Sob esta atual demanda migratória de alunos da escola privada para a pública, alguns jovens, ao expor no YouTube suas questões, formaram espontaneamente grupos digitais de discussão sobre expectativas e experiências em relação às diferenças do ambiente escolar, colocando em pauta preocupações com a violência na escola pública, perfil dos professores, qualidade do ensino, questões de higiene, bem como estado de preservação dos móveis e dependências da escola, entre outros elementos.

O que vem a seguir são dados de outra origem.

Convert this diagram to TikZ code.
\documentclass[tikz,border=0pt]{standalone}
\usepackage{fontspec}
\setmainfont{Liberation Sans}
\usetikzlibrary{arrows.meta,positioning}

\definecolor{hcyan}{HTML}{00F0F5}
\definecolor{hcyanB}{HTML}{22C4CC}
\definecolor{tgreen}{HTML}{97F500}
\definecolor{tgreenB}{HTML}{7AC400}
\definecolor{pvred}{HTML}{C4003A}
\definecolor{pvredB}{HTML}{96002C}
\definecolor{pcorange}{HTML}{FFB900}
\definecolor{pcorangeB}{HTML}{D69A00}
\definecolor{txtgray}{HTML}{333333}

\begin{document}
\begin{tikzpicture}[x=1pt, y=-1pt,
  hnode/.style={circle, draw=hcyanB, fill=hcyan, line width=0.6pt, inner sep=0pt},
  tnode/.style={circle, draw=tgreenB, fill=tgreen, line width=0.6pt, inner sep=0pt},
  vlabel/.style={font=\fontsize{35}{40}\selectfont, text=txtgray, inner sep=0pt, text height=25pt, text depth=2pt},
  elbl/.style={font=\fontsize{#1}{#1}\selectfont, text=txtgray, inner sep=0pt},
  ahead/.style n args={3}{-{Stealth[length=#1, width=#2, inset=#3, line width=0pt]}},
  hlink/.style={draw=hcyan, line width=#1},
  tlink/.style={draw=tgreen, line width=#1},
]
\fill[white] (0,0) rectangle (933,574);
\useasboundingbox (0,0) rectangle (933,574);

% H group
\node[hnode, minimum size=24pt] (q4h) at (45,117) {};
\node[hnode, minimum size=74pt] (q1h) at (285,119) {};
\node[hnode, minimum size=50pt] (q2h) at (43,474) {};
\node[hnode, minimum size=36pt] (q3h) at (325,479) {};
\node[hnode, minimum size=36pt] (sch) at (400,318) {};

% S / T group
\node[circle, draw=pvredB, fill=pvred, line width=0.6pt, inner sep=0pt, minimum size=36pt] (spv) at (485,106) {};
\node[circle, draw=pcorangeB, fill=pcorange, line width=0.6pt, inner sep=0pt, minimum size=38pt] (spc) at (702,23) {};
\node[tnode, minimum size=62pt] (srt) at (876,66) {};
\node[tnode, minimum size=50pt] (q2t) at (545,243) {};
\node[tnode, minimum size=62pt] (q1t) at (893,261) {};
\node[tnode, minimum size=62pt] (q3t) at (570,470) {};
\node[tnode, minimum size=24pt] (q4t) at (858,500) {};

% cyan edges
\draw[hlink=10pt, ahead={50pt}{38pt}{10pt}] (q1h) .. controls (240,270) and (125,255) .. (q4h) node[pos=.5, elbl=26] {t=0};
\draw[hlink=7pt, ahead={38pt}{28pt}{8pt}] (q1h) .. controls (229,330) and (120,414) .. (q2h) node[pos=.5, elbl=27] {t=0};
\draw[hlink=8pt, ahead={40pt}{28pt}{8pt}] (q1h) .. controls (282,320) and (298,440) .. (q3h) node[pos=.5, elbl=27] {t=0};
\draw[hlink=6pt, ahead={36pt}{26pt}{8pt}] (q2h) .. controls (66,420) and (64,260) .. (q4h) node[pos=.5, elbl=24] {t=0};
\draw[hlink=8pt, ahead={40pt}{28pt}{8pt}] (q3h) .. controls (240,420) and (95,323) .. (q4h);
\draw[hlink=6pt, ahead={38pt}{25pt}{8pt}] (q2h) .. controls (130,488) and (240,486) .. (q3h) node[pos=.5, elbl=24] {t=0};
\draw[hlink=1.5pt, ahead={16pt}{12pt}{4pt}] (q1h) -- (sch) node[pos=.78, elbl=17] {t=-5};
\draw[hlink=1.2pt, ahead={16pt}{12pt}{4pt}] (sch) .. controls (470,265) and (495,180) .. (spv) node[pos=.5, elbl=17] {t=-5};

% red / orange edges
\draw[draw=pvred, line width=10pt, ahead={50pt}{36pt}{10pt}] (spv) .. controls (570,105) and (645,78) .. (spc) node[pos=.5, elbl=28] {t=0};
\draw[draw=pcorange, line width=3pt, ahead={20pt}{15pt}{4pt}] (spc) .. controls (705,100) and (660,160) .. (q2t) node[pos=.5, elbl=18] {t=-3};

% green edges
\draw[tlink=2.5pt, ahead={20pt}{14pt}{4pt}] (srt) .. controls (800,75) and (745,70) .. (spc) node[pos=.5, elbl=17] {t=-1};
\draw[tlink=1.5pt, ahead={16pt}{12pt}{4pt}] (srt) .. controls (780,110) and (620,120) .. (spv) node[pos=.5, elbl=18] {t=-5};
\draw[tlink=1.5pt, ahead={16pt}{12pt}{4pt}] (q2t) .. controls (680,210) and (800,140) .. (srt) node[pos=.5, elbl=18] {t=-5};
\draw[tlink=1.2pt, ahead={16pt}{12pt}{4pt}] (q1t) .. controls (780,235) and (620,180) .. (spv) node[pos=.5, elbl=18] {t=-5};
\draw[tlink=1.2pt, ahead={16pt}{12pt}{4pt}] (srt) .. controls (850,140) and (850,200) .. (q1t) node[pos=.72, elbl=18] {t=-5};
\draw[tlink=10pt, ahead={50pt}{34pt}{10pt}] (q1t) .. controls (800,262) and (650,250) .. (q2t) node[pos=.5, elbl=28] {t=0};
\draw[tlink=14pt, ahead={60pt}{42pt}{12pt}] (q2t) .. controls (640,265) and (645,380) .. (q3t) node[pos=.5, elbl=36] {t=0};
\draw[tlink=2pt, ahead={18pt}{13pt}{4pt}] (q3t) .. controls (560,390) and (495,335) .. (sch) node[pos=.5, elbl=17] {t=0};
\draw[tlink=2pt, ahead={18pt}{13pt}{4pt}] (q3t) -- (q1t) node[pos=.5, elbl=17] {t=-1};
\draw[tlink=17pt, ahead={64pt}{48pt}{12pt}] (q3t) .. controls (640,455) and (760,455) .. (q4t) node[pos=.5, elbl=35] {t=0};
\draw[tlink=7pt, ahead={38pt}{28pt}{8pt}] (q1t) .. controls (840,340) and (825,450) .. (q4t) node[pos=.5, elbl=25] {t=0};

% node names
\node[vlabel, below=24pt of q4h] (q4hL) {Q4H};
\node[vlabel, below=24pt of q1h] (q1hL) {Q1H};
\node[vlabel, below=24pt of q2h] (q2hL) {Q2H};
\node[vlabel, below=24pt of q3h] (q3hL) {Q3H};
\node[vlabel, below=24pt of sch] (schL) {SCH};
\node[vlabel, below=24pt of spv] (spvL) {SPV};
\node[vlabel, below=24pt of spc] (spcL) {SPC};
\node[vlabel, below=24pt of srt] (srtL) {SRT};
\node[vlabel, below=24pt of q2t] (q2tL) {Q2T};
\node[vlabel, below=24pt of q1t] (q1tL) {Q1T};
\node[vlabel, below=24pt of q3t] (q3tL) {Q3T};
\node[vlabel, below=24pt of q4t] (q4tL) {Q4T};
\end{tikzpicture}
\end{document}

Após uma pré-seleção de vídeos com as características apontadas acima, nos concentramos nos comentários postados com a intenção de selecionar os materiais dotados de melhor interação enquanto diálogo colaborativo, resultando na escolha de cinco vídeos4, que foram organizados no quadro 2 em ordem decrescente, considerando o número de comentários postados.

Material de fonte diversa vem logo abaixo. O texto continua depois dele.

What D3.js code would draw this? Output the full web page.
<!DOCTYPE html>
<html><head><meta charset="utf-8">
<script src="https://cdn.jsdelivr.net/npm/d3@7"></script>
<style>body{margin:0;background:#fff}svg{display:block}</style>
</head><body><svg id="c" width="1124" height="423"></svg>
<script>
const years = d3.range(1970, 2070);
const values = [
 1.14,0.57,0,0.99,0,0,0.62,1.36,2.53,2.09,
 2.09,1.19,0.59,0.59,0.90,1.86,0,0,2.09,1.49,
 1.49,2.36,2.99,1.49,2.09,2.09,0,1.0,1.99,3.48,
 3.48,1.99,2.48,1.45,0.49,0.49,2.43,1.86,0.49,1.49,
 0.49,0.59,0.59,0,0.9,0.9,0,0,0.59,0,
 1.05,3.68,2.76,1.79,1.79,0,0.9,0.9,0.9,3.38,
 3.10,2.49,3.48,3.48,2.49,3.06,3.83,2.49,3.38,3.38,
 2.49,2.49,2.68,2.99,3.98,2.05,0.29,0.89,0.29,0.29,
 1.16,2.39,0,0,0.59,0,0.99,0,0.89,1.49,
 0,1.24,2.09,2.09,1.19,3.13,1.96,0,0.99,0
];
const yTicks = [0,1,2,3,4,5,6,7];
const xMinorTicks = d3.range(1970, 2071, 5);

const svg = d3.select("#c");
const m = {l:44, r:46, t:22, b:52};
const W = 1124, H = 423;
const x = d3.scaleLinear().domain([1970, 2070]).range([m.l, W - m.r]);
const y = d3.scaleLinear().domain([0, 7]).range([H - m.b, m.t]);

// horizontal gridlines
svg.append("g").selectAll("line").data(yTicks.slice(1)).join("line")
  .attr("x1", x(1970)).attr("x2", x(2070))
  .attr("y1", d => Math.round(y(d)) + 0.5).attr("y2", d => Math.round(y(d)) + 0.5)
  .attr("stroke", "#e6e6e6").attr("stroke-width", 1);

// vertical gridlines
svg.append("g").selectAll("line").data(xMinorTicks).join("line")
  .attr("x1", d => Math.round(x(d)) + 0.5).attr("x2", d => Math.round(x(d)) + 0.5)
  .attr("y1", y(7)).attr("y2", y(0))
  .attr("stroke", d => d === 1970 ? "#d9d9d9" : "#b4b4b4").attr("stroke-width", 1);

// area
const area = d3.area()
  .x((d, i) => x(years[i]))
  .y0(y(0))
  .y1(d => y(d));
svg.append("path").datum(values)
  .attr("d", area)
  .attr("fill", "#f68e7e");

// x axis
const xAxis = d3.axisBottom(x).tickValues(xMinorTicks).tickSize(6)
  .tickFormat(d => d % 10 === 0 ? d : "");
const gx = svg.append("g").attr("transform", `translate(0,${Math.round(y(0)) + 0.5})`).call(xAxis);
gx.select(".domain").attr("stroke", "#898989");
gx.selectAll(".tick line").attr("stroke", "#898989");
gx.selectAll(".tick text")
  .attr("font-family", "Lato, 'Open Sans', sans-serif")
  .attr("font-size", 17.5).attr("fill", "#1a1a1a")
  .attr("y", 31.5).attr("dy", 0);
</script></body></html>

O primeiro vídeo do quadro 2, sob o título “Professora agride em palavras alunos”, além do índice de impacto, foi considerado de interesse por ser um vídeo cuja postagem parece pretender denunciar por exposição pública o comportamento de uma professora entendido pelos alunos como abusivo e autoritário. A conta de usuário foi criada exclusivamente para a postagem deste único vídeo, tendo como chamada / descrição a identificação da escola, em um tom de denúncia com a seguinte frase: “Essa professora do Nanci Cristina em Poá esse vídeo não mostra nem um terço do que ela faz com os alunos”.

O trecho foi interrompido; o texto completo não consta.